--- Begin Provided records ---

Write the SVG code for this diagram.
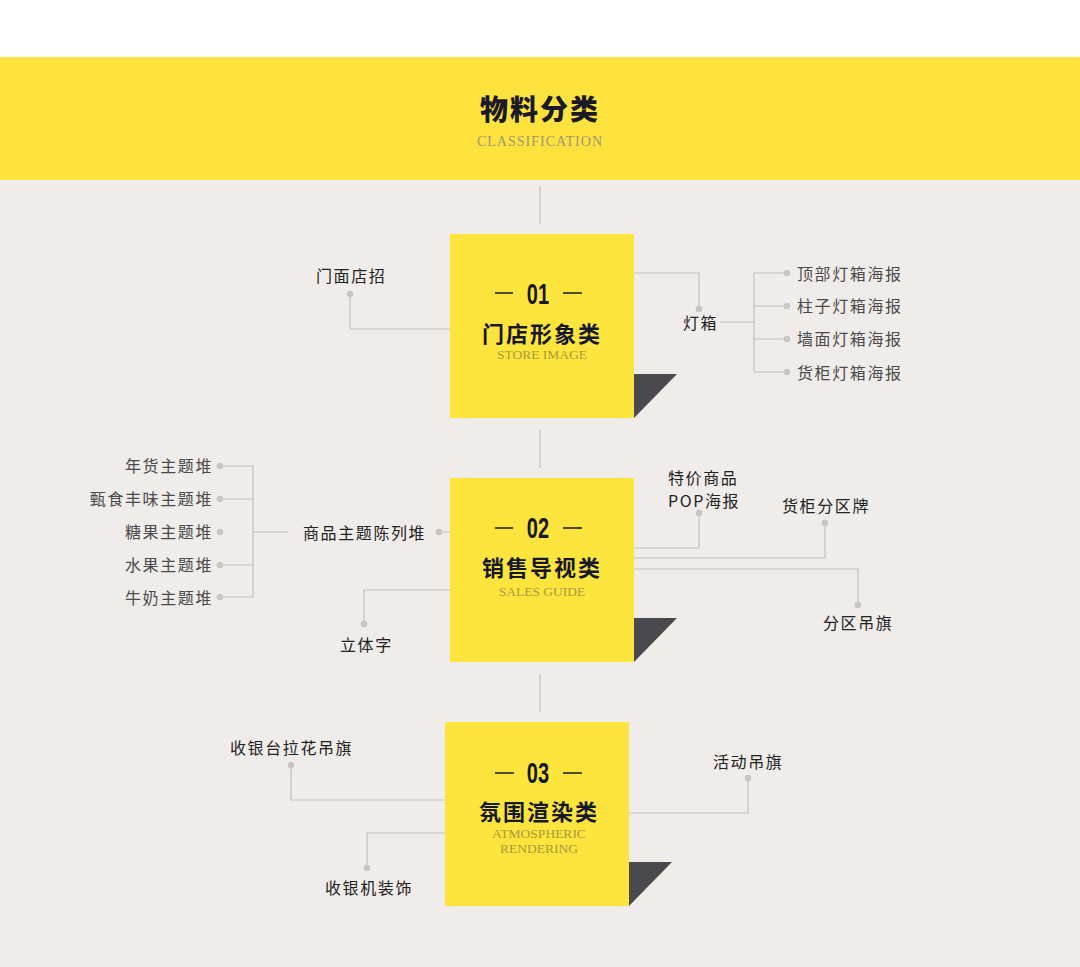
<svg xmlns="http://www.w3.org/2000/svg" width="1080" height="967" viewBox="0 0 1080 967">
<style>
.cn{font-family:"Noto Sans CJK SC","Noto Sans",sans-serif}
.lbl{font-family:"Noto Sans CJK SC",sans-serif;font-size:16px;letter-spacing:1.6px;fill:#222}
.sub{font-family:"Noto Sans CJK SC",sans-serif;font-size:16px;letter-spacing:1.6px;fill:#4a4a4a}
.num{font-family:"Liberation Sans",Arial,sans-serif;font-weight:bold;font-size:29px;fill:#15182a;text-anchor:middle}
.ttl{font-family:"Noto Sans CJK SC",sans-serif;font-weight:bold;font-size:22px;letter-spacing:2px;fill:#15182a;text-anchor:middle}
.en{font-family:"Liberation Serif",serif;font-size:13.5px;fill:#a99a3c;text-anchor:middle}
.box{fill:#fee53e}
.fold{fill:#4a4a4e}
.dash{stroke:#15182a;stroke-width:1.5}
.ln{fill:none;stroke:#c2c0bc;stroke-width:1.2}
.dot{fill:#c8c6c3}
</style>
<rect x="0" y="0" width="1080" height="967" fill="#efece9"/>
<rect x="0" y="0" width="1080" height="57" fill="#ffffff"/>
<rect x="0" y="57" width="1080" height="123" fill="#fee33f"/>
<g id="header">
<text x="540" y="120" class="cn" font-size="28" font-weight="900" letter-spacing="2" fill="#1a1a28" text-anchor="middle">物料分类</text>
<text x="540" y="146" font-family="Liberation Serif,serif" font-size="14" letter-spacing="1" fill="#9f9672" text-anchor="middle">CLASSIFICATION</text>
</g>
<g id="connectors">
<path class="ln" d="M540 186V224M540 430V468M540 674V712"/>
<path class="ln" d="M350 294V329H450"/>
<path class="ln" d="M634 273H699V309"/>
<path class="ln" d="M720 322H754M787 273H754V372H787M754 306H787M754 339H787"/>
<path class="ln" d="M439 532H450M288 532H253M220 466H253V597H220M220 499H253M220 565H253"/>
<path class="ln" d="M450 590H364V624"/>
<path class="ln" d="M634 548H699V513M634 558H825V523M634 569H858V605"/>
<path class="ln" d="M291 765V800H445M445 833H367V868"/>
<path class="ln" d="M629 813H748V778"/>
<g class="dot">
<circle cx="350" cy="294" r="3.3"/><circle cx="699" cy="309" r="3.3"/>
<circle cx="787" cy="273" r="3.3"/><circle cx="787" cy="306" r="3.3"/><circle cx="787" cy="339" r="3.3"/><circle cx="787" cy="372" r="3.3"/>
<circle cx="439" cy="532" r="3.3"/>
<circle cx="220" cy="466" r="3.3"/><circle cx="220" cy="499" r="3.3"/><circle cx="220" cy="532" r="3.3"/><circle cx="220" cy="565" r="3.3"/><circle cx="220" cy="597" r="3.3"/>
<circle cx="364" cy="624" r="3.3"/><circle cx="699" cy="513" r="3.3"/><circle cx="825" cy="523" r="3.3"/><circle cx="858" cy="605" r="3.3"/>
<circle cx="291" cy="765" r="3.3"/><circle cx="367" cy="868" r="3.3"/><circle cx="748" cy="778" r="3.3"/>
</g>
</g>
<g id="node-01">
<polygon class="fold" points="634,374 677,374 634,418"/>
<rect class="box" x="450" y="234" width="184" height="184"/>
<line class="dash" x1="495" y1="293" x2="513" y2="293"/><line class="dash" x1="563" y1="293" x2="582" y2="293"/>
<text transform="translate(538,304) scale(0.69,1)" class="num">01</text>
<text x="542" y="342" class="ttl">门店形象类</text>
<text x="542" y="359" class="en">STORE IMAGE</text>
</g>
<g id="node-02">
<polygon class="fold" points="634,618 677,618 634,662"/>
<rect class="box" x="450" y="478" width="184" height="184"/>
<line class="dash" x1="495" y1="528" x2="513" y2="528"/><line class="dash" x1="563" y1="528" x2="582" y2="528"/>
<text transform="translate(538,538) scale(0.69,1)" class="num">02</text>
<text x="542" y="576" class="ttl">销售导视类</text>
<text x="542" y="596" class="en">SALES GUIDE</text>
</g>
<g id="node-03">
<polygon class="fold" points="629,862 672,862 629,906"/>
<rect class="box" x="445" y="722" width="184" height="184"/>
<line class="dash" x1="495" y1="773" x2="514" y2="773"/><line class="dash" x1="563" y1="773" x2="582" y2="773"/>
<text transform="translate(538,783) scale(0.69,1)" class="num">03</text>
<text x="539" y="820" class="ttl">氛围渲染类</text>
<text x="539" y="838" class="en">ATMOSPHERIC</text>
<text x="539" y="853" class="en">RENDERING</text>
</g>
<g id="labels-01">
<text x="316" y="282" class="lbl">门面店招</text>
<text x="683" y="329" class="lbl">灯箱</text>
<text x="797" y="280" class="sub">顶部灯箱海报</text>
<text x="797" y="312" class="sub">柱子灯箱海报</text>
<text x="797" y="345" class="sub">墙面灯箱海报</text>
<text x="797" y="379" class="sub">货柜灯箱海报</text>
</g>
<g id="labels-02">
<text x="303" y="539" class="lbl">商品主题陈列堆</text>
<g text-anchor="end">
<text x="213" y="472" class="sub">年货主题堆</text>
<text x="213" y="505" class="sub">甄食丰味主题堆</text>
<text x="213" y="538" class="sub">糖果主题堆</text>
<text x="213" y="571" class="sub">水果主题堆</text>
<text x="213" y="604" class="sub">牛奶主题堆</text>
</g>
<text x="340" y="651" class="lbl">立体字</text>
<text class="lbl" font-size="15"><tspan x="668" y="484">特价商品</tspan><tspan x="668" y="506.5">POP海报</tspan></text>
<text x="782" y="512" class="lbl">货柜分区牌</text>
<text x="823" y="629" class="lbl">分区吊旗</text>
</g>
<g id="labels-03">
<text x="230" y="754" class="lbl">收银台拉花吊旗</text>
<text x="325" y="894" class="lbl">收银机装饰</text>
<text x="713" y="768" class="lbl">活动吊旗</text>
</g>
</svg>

--- End Provided records ---
--- Begin Provided records ---

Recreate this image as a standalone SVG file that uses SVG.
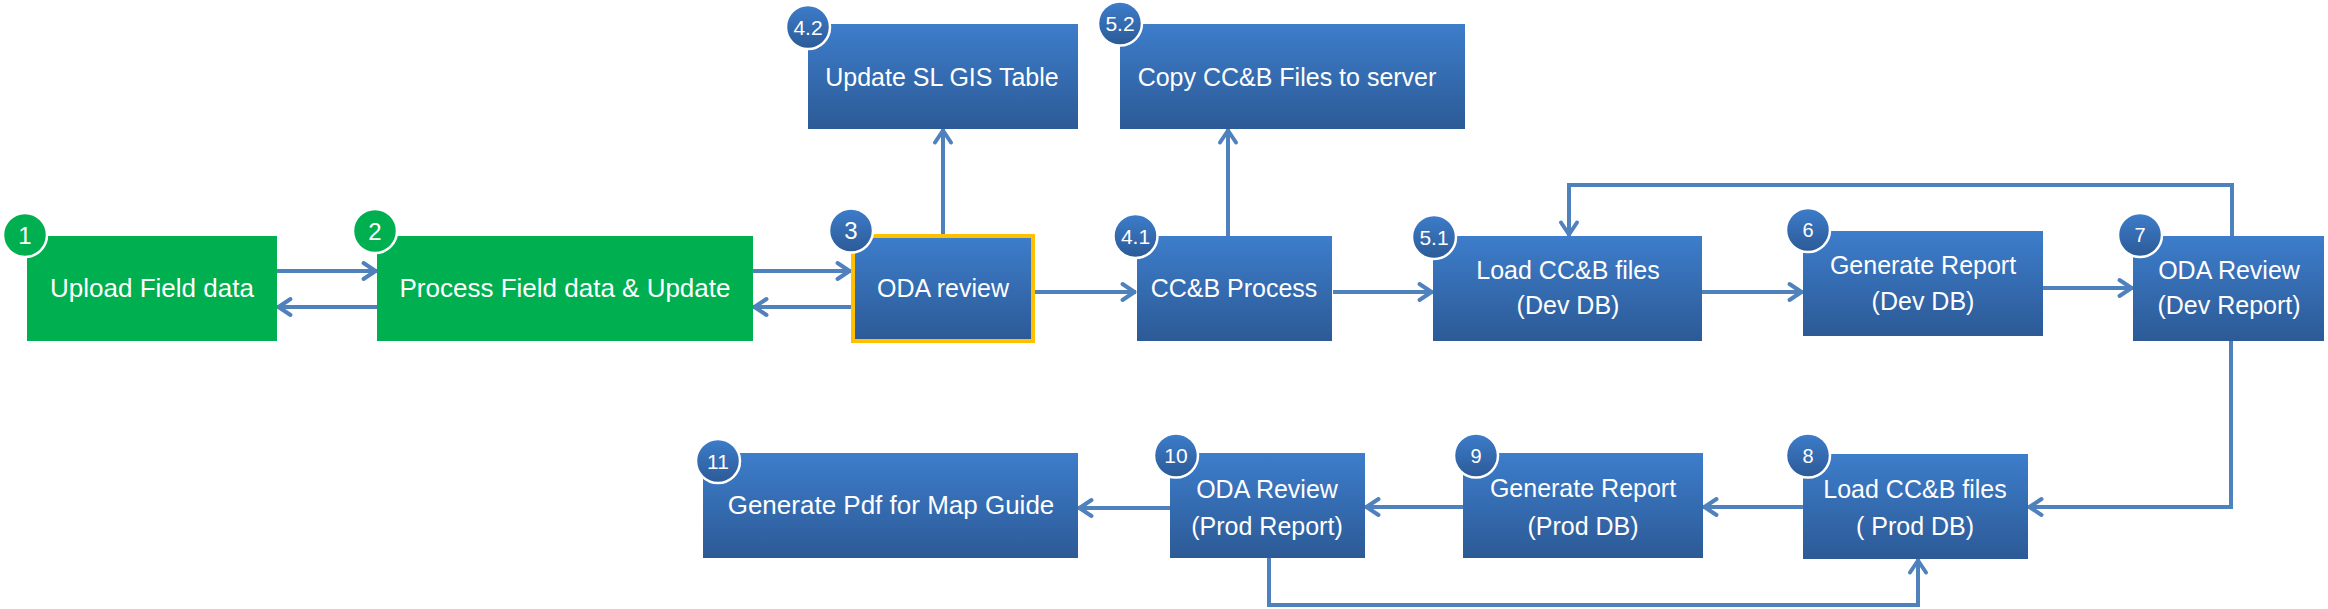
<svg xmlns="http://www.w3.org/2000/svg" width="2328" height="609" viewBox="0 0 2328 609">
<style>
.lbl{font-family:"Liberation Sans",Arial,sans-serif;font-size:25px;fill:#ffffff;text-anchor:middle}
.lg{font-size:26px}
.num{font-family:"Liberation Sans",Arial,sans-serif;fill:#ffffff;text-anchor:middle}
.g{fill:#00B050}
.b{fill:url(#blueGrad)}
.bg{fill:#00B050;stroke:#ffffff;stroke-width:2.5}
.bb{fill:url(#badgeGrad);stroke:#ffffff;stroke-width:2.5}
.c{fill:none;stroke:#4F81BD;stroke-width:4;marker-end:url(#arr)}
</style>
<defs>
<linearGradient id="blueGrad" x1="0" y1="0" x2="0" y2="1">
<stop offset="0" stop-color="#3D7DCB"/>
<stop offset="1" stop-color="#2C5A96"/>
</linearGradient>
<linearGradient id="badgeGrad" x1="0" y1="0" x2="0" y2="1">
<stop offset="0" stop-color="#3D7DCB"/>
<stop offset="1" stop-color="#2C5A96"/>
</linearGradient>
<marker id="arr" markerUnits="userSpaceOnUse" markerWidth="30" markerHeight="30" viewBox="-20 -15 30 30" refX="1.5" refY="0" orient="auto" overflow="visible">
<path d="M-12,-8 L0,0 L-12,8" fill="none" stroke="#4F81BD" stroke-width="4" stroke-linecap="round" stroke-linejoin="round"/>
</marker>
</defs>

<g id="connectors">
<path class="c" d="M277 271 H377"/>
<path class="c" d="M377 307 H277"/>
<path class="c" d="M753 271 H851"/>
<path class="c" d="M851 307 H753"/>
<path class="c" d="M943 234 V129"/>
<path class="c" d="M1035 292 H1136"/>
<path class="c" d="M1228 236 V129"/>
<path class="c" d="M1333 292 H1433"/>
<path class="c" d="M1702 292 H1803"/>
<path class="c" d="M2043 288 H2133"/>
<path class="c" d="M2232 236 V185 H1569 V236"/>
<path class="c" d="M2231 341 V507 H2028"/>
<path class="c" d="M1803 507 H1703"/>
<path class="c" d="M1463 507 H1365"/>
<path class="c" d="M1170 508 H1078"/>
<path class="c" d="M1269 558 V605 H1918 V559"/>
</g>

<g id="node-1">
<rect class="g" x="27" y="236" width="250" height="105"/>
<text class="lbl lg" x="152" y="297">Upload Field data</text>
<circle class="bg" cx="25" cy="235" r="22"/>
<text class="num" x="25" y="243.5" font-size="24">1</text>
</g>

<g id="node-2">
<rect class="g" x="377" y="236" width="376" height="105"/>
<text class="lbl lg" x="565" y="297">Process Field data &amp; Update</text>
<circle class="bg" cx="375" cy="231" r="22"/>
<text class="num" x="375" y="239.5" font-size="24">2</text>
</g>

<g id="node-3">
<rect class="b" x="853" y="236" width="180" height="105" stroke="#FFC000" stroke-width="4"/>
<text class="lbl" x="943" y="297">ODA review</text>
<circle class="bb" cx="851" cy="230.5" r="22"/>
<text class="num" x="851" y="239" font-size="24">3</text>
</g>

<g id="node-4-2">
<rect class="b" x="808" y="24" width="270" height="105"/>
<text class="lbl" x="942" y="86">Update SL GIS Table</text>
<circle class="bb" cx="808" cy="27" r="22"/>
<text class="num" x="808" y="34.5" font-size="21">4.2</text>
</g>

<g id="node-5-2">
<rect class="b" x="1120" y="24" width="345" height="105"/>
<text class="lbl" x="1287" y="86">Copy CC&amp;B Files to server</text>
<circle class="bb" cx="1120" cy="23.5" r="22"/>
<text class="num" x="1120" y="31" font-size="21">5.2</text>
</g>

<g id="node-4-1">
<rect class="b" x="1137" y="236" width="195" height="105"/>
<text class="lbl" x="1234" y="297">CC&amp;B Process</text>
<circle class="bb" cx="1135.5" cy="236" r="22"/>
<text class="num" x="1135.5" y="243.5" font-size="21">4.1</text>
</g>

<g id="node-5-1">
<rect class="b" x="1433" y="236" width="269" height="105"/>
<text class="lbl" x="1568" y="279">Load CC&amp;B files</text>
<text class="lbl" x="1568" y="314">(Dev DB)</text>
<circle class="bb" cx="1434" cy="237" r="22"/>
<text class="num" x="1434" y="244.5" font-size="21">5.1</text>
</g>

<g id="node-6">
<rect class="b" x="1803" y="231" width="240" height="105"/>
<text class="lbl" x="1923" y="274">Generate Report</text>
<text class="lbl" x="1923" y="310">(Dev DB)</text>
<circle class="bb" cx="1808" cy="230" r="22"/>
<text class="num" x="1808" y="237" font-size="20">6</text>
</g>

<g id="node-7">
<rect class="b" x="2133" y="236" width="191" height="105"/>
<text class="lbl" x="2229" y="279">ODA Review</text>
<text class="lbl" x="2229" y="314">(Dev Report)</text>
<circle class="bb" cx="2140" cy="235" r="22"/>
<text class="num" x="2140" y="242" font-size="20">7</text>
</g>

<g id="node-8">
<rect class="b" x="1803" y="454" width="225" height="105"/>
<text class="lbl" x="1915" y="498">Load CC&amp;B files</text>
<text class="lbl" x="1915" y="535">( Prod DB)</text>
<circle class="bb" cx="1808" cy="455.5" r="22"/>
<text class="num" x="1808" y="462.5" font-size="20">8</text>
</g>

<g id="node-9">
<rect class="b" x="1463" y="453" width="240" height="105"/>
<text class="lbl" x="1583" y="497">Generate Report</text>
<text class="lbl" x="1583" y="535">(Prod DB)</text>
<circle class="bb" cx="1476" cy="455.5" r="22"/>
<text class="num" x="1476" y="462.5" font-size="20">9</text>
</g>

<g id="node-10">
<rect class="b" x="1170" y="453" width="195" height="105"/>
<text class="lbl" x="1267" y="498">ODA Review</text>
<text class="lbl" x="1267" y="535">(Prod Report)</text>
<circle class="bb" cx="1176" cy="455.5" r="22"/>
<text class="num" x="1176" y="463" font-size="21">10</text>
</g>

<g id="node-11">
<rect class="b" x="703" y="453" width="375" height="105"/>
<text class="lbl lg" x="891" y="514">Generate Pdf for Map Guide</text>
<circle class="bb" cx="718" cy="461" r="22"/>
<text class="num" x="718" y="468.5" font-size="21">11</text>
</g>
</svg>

--- End Provided records ---
--- Begin Provided records ---

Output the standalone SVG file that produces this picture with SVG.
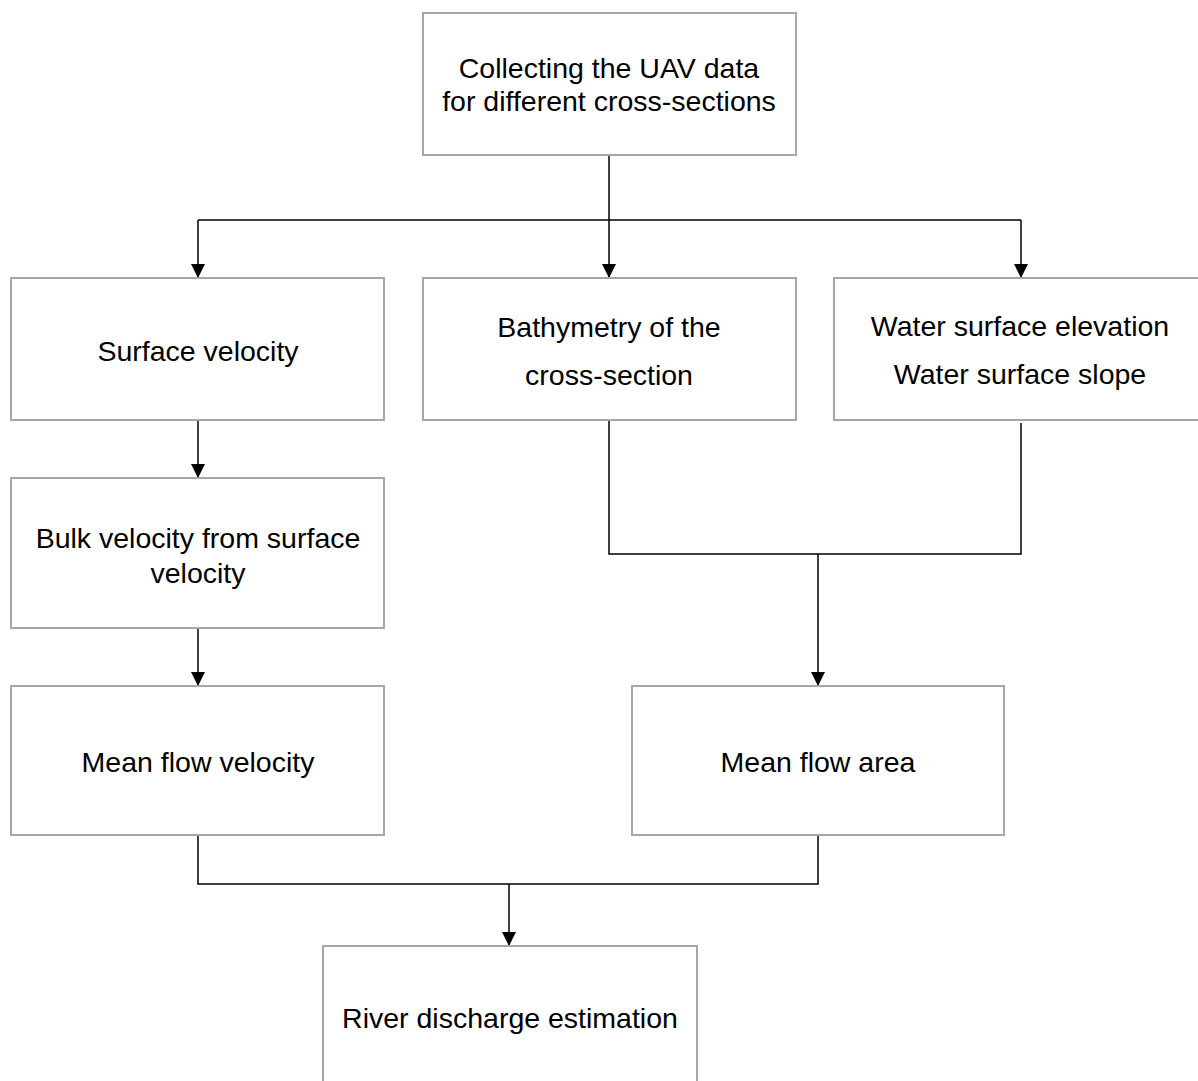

--- End Provided records ---

Goal of the exercise – Where a line above includes "this", copy that line.

Result of the task –
Write the SVG code for this diagram.
Recreate this image as a standalone SVG file that uses SVG.
Output the standalone SVG file that produces this picture with SVG.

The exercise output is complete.